**WHAT IS BEING ASKED**. Exactly repeat the material, dropping every picture from the copy.

╭─ AVAILABLE DATA

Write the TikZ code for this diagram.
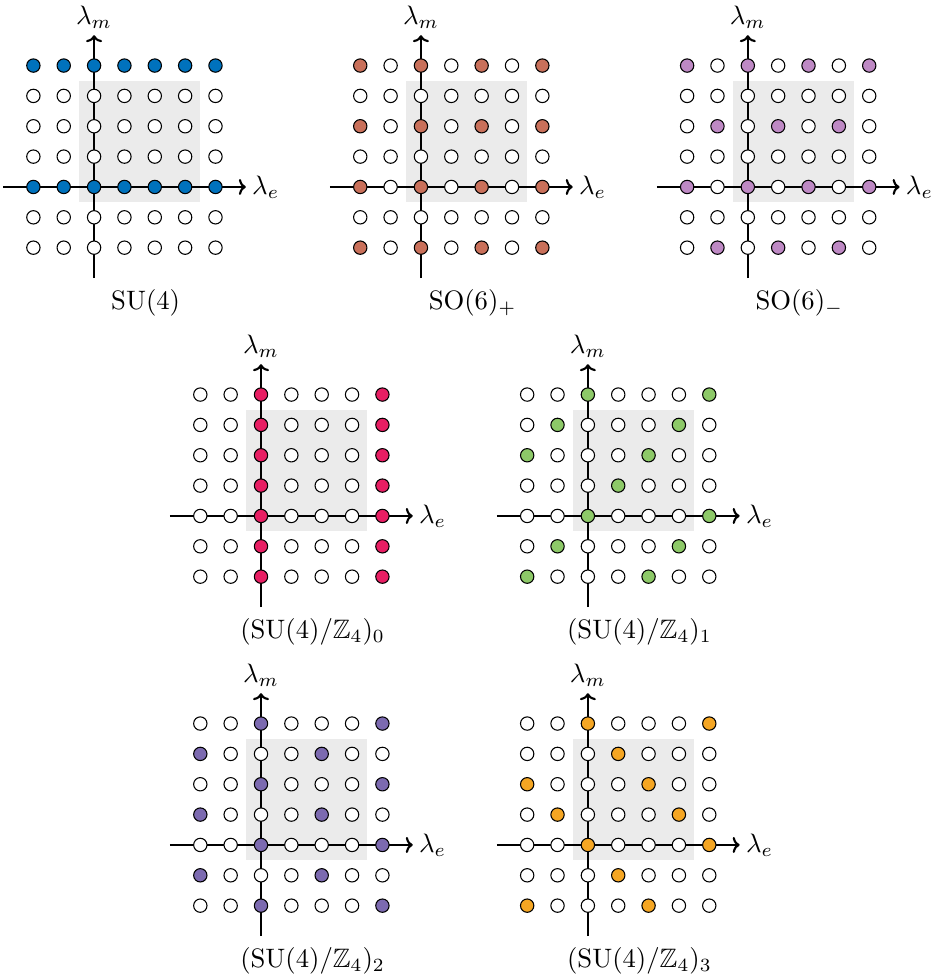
\documentclass[tikz,border=0pt]{standalone}
\usepackage{amsmath,amssymb}
\usepackage{xcolor}
\usepackage{tikz}
\usetikzlibrary{arrows.meta}

\definecolor{suBlue}{RGB}{0,114,189}
\definecolor{soPlus}{RGB}{201,112,90}
\definecolor{soMinus}{RGB}{190,137,196}
\definecolor{zZero}{RGB}{232,30,99}
\definecolor{zOne}{RGB}{141,201,104}
\definecolor{zTwo}{RGB}{124,106,176}
\definecolor{zThree}{RGB}{245,166,35}
\definecolor{cellGray}{RGB}{235,235,235}

\tikzset{
  axis/.style={thick,-{To[length=2.6pt,width=6pt]}},
  site/.style={draw=black,thin},
  cell/.style={fill=cellGray},
}

% one charge lattice: #1 name, #2 origin, #3 colour, #4 condition on \e,\m, #5 caption
\newcommand{\chargelattice}[5]{%
  \begin{scope}[shift={#2}]
    \fill[cell] (-0.5,-0.5) rectangle (3.5,3.5);
    \coordinate (#1-s) at (0,-3);
    \coordinate (#1-n) at (0,5);
    \coordinate (#1-w) at (-3,0);
    \coordinate (#1-e) at (5,0);
    \draw[axis] (#1-s) -- (#1-n) node[above,inner sep=2pt] (#1-lm) {$\lambda_m$};
    \draw[axis] (#1-w) -- (#1-e) node[right,inner sep=2pt] (#1-le) {$\lambda_e$};
    \foreach \e in {-2,...,4}
      \foreach \m in {-2,...,4} {
        \pgfmathtruncatemacro\on{#4}
        \ifnum\on=1 \def\dotcol{#3}\else\def\dotcol{white}\fi
        \draw[site,fill=\dotcol] (\e,\m) circle (0.22);
      }
    \node[anchor=base] (#1-name) at (1.7,-4.05) {#5};
  \end{scope}}

\begin{document}
\begin{tikzpicture}[x=0.4cm,y=0.4cm]
\path[use as bounding box] (0,0) rectangle (30.94,-32.29);

% top row
\chargelattice{su4}{(3.1,-6.16)}{suBlue}{Mod(\m,4)==0}{$\mathrm{SU}(4)$}
\chargelattice{so6p}{(13.87,-6.16)}{soPlus}{and(Mod(\e,2)==0,Mod(\m,2)==0)}{$\mathrm{SO}(6)_+$}
\chargelattice{so6m}{(24.64,-6.16)}{soMinus}{and(Mod(\m,2)==0,Mod(\e-\m/2,2)==0)}{$\mathrm{SO}(6)_-$}

% middle row
\chargelattice{zq0}{(8.6,-17.0)}{zZero}{Mod(\e,4)==0}{$(\mathrm{SU}(4)/\mathbb{Z}_4)_0$}
\chargelattice{zq1}{(19.37,-17.0)}{zOne}{Mod(\e-\m,4)==0}{$(\mathrm{SU}(4)/\mathbb{Z}_4)_1$}

% bottom row
\chargelattice{zq2}{(8.6,-27.84)}{zTwo}{Mod(\e-2*\m,4)==0}{$(\mathrm{SU}(4)/\mathbb{Z}_4)_2$}
\chargelattice{zq3}{(19.37,-27.84)}{zThree}{Mod(\e-3*\m,4)==0}{$(\mathrm{SU}(4)/\mathbb{Z}_4)_3$}
\end{tikzpicture}
\end{document}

╰─

**SOLUTION**.
Write the TikZ code for this diagram.
\documentclass[tikz,border=0pt]{standalone}
\usepackage{amsmath,amssymb}
\usepackage{xcolor}
\usepackage{tikz}
\usetikzlibrary{arrows.meta}

\definecolor{suBlue}{RGB}{0,114,189}
\definecolor{soPlus}{RGB}{201,112,90}
\definecolor{soMinus}{RGB}{190,137,196}
\definecolor{zZero}{RGB}{232,30,99}
\definecolor{zOne}{RGB}{141,201,104}
\definecolor{zTwo}{RGB}{124,106,176}
\definecolor{zThree}{RGB}{245,166,35}
\definecolor{cellGray}{RGB}{235,235,235}

\tikzset{
  axis/.style={thick,-{To[length=2.6pt,width=6pt]}},
  site/.style={draw=black,thin},
  cell/.style={fill=cellGray},
}

% one charge lattice: #1 name, #2 origin, #3 colour, #4 condition on \e,\m, #5 caption
\newcommand{\chargelattice}[5]{%
  \begin{scope}[shift={#2}]
    \fill[cell] (-0.5,-0.5) rectangle (3.5,3.5);
    \coordinate (#1-s) at (0,-3);
    \coordinate (#1-n) at (0,5);
    \coordinate (#1-w) at (-3,0);
    \coordinate (#1-e) at (5,0);
    \draw[axis] (#1-s) -- (#1-n) node[above,inner sep=2pt] (#1-lm) {$\lambda_m$};
    \draw[axis] (#1-w) -- (#1-e) node[right,inner sep=2pt] (#1-le) {$\lambda_e$};
    \foreach \e in {-2,...,4}
      \foreach \m in {-2,...,4} {
        \pgfmathtruncatemacro\on{#4}
        \ifnum\on=1 \def\dotcol{#3}\else\def\dotcol{white}\fi
        \draw[site,fill=\dotcol] (\e,\m) circle (0.22);
      }
    \node[anchor=base] (#1-name) at (1.7,-4.05) {#5};
  \end{scope}}

\begin{document}
\begin{tikzpicture}[x=0.4cm,y=0.4cm]
\path[use as bounding box] (0,0) rectangle (30.94,-32.29);

% top row
\chargelattice{su4}{(3.1,-6.16)}{suBlue}{Mod(\m,4)==0}{$\mathrm{SU}(4)$}
\chargelattice{so6p}{(13.87,-6.16)}{soPlus}{and(Mod(\e,2)==0,Mod(\m,2)==0)}{$\mathrm{SO}(6)_+$}
\chargelattice{so6m}{(24.64,-6.16)}{soMinus}{and(Mod(\m,2)==0,Mod(\e-\m/2,2)==0)}{$\mathrm{SO}(6)_-$}

% middle row
\chargelattice{zq0}{(8.6,-17.0)}{zZero}{Mod(\e,4)==0}{$(\mathrm{SU}(4)/\mathbb{Z}_4)_0$}
\chargelattice{zq1}{(19.37,-17.0)}{zOne}{Mod(\e-\m,4)==0}{$(\mathrm{SU}(4)/\mathbb{Z}_4)_1$}

% bottom row
\chargelattice{zq2}{(8.6,-27.84)}{zTwo}{Mod(\e-2*\m,4)==0}{$(\mathrm{SU}(4)/\mathbb{Z}_4)_2$}
\chargelattice{zq3}{(19.37,-27.84)}{zThree}{Mod(\e-3*\m,4)==0}{$(\mathrm{SU}(4)/\mathbb{Z}_4)_3$}
\end{tikzpicture}
\end{document}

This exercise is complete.